The show isn’t afraid of stereotypes. Steve’s mother, May (Sheila Hancock) is an older lady whose mental capacities are in decline. She apparently set fire to a lampshade with a scented candle – there must be some people of pensionable age who haven’t lost their wits. Indeed, there are. Exhibit A: most of the other members of the audience at the Minerva Theatre in Chichester (the venue is across the road from the Festival Theatre and under the same management) were retired or close to retirement. Nesbitt glared at me oddly at one point, possibly wondering whether someone under the age of fifty was even allowed in.
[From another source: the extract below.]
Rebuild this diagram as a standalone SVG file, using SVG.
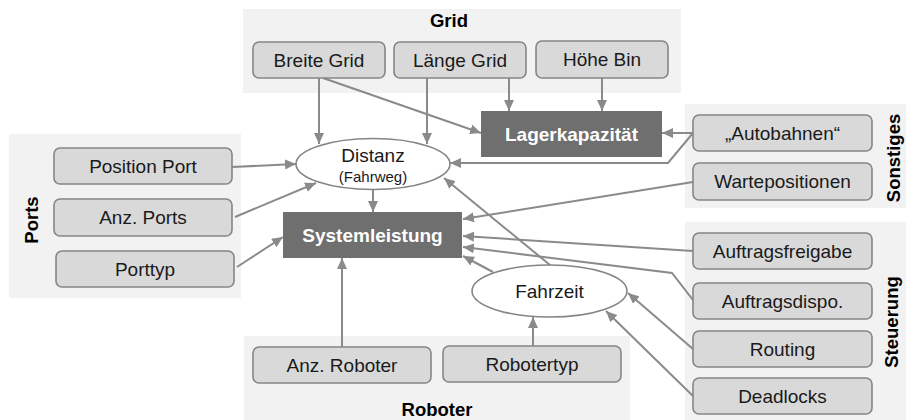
<svg xmlns="http://www.w3.org/2000/svg" width="906" height="420" viewBox="0 0 906 420">
<defs>
<style>
.bg{fill:#f2f2f2;stroke:none}
.box{fill:#d9d9d9;stroke:#858585;stroke-width:1.6}
.dark{fill:#6f6f6f;stroke:none}
.ell{fill:#ffffff;stroke:#858585;stroke-width:1.6}
.lbl{font-family:"Liberation Sans",Arial,sans-serif;font-size:19px;fill:#1a1a1a;text-anchor:middle}
.small{font-family:"Liberation Sans",Arial,sans-serif;font-size:15px;fill:#1a1a1a;text-anchor:middle}
.dlbl{font-family:"Liberation Sans",Arial,sans-serif;font-size:19px;font-weight:bold;fill:#ffffff;text-anchor:middle}
.title{font-family:"Liberation Sans",Arial,sans-serif;font-size:18.5px;font-weight:bold;fill:#000000;text-anchor:middle}
.conn{fill:none;stroke:#8a8a8a;stroke-width:2;marker-end:url(#arr)}
</style>
<marker id="arr" markerUnits="userSpaceOnUse" markerWidth="11" markerHeight="10" refX="11" refY="5" orient="auto">
<path d="M0,0 L11,5 L0,10 z" fill="#8a8a8a"/>
</marker>
</defs>

<g id="groups">
<rect class="bg" x="243" y="9" width="438" height="84"/>
<rect class="bg" x="9" y="134" width="232" height="164"/>
<rect class="bg" x="244" y="336" width="386" height="84"/>
<rect class="bg" x="685" y="104" width="221" height="104"/>
<rect class="bg" x="685" y="222" width="221" height="198"/>
<text class="title" x="449" y="27">Grid</text>
<text class="title" x="437" y="416">Roboter</text>
<text class="title" transform="translate(38,220) rotate(-90)">Ports</text>
<text class="title" transform="translate(900,158) rotate(-90)">Sonstiges</text>
<text class="title" transform="translate(898,322) rotate(-90)">Steuerung</text>
</g>

<g id="connectors">
<path class="conn" d="M319,78 L319,144"/>
<path class="conn" d="M323,78 L481,133"/>
<path class="conn" d="M427,78 L427,144"/>
<path class="conn" d="M509,78 L509,111"/>
<path class="conn" d="M602,78 L602,111"/>
<path class="conn" d="M232,167 L296,164"/>
<path class="conn" d="M235,217 L316,183"/>
<path class="conn" d="M237,267 L283,237"/>
<path class="conn" d="M373,190 L373,212"/>
<path class="conn" d="M342,347 L342,258"/>
<path class="conn" d="M533,346 L533,317"/>
<path class="conn" d="M493,272 L463,256"/>
<path class="conn" d="M550,265 L444,178"/>
<path class="conn" d="M693,133 L662,133"/>
<path class="conn" d="M693,133 L668,163 L450,163"/>
<path class="conn" d="M693,182 L463,219"/>
<path class="conn" d="M693,251 L463,236"/>
<path class="conn" d="M693,300 L672,273 L463,247"/>
<path class="conn" d="M693,349 L628,293"/>
<path class="conn" d="M693,396 L606,311"/>
</g>

<g id="breite-grid"><rect class="box" x="253" y="42" width="132" height="36" rx="6"/><text class="lbl" x="319" y="66.5">Breite Grid</text></g>
<g id="laenge-grid"><rect class="box" x="394" y="42" width="132" height="36" rx="6"/><text class="lbl" x="460" y="66.5">Länge Grid</text></g>
<g id="hoehe-bin"><rect class="box" x="536" y="41" width="132" height="37" rx="6"/><text class="lbl" x="602" y="66">Höhe Bin</text></g>
<g id="lagerkapazitaet"><rect class="dark" x="481" y="111" width="181" height="46"/><text class="dlbl" x="571.5" y="140.5">Lagerkapazität</text></g>
<g id="distanz"><ellipse class="ell" cx="373" cy="164" rx="77" ry="25.5"/><text class="lbl" x="373" y="162">Distanz</text><text class="small" x="373" y="182">(Fahrweg)</text></g>
<g id="position-port"><rect class="box" x="54" y="148" width="178" height="36" rx="6"/><text class="lbl" x="143" y="172.5">Position Port</text></g>
<g id="anz-ports"><rect class="box" x="54" y="199" width="178" height="37" rx="6"/><text class="lbl" x="143" y="224">Anz. Ports</text></g>
<g id="porttyp"><rect class="box" x="56" y="251" width="178" height="36" rx="6"/><text class="lbl" x="145" y="275.5">Porttyp</text></g>
<g id="systemleistung"><rect class="dark" x="283" y="212" width="179" height="46"/><text class="dlbl" x="372.5" y="241.5">Systemleistung</text></g>
<g id="fahrzeit"><ellipse class="ell" cx="549.5" cy="291" rx="77.5" ry="26"/><text class="lbl" x="549.5" y="298">Fahrzeit</text></g>
<g id="anz-roboter"><rect class="box" x="253" y="347" width="178" height="36" rx="6"/><text class="lbl" x="342" y="371.5">Anz. Roboter</text></g>
<g id="robotertyp"><rect class="box" x="443" y="346" width="178" height="36" rx="6"/><text class="lbl" x="532" y="370.5">Robotertyp</text></g>
<g id="autobahnen"><rect class="box" x="693" y="115" width="179" height="36" rx="6"/><text class="lbl" x="782.5" y="139.5">„Autobahnen“</text></g>
<g id="wartepositionen"><rect class="box" x="693" y="163" width="179" height="37" rx="6"/><text class="lbl" x="782.5" y="188">Wartepositionen</text></g>
<g id="auftragsfreigabe"><rect class="box" x="693" y="233" width="179" height="36" rx="6"/><text class="lbl" x="782.5" y="257.5">Auftragsfreigabe</text></g>
<g id="auftragsdispo"><rect class="box" x="693" y="283" width="179" height="36" rx="6"/><text class="lbl" x="782.5" y="307.5">Auftragsdispo.</text></g>
<g id="routing"><rect class="box" x="693" y="331" width="179" height="36" rx="6"/><text class="lbl" x="782.5" y="355.5">Routing</text></g>
<g id="deadlocks"><rect class="box" x="693" y="378" width="179" height="36" rx="6"/><text class="lbl" x="782.5" y="402.5">Deadlocks</text></g>
</svg>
Matt goes into goth mode, the sulky teenager who eventually speaks so indistinctly that only other teenagers, such as Nicky, can decipher what he’s going on about. There are moments of proper laugh-out-loud humour – when Yvonne expresses frustration at Steve’s failure to put up a tent because he refused to heed the instructions, May brings the house down by replying that “a man who knows how to read an instruction manual will never give you a good time”. Life in this family is indeed anything but mundane.
This, of course, makes for good theatre. The set is extraordinary, changing from the interior of a Sheffield townhouse to some woodlands, even if it takes a good portion of the interval to make it happen, with large bits of set coming out via various exits, such that front of house staff had to temporarily halt audience movements. That they end up in the woods at all is the result of Nicky winning an essay competition, for which the prize was (rather implausibly) a family holiday anywhere in the world. The precise reasons for a camping holiday (as opposed to, say, a safari trip) are embedded in the narrative and are, I think, too much of a spoiler to reveal here, suffice to say it is Nicky’s attempt to reunite the warring factions of her family and help them to come together and appreciate one another as they once did. Aww.
It’s a unique musical, lacking the big song-and-dance numbers but also holding my attention through first-rate acting all round and an amusing storyline. The level of detail is impressive, both in the set and in the dialogue, which goes as far as to point out that school shirts are in the dryer. A most enjoyable and entertaining show.